In a message dated Sat, 9 Sep 2006, Mark Stosberg writes:
I do share your sentiment that CGI.pm shouldn't be a clone of how P5
works. I'd like the HTML building methods to stay out, which wasn't even
one of the differences you cared about yourself.

I agree with the sentiment, but as a practical matter, not having HTML methods in CGI.pm could drastically limit Perl 6 adoption.

If Perl 5 programmers get used to how they can mechanistically port their programs to Perl 6, they will do so with the same sort of "ah-hah" moments you've posted about on the Pugs blog, and it will be a good experience.

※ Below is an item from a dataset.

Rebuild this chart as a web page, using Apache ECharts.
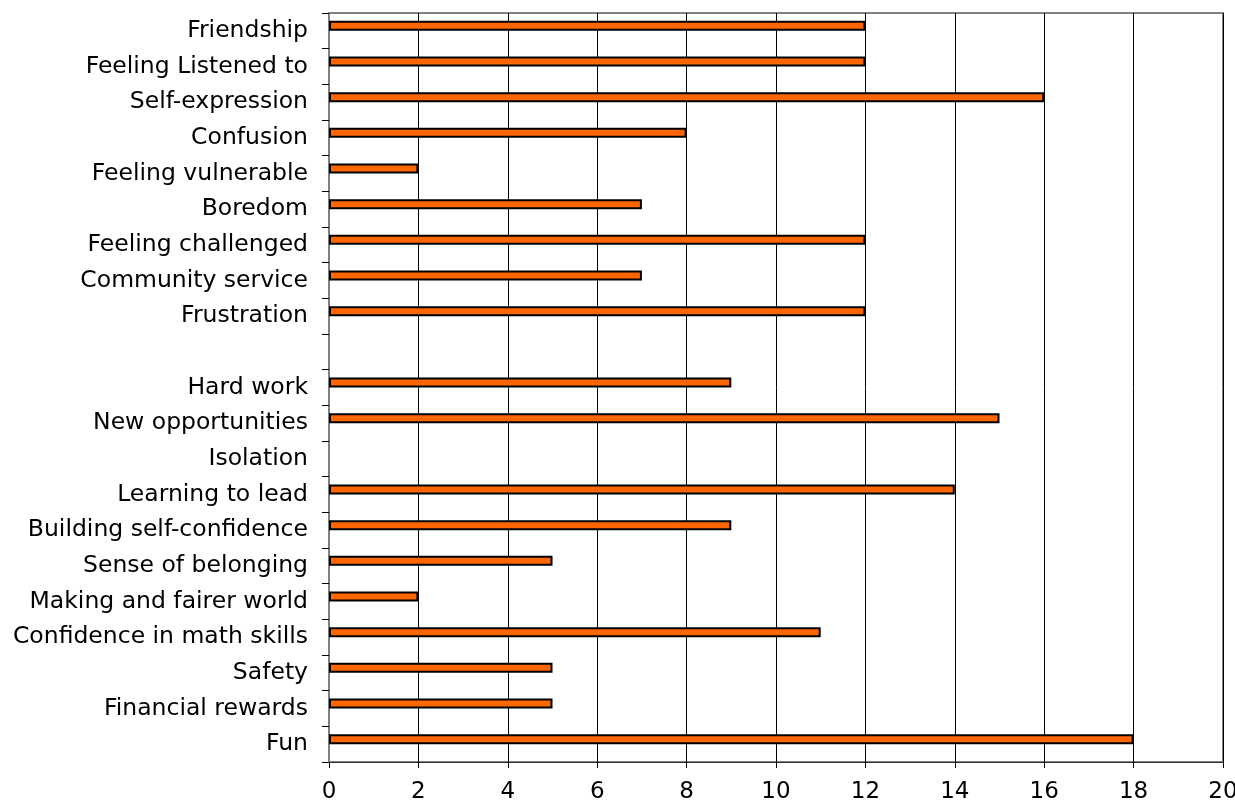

In other words, if they can port at a very low level (more like paraphrasing a complicated text for a child than like translating from Chinese to English) they won't feel that *everything* has changed under their feet, and over time they'll start to nibble at more advanced features, and before long they'll be translating automatically rather than paraphrasing mechanically.

But the HTML methods are used everywhere. And the more novitiate the programmer, the more likely they are to be using them spaghetti-like throughtout their code. If they discover that every time they see a C<start_form> it's going to entail new coding, they're going to rapidly get discouraged about porting to Perl 6.

I'd suggest that perhaps a more workable solution is to just buck up and accept that the HTML methods have to get ported along with the rest of CGI.pm, but put them into a separate distribution and have documentation in Differences and its successors that say something like:

  was: use CGI ':standard';

  now: use CGI;
       use CGI::HTMLgenerators; # Available separately, deprecated

perhaps with some scary-sounding warnings about how you should only use the latter if you have lots of preexisting code needing the generators, that it's better to use these other good solutions, you may shoot your eye out, etc. etc.

I know I seem to veer from wanting everything to change to wanting nothing change, but it really comes down to whether the changes will not just be good for us in an eat-your-spinach kind of way, but will lead to a more pleasant programming experience as well. Adoption of Perl 6 will depend on whether programmers like it, regardless of how stable or beautifully-architected its systems are.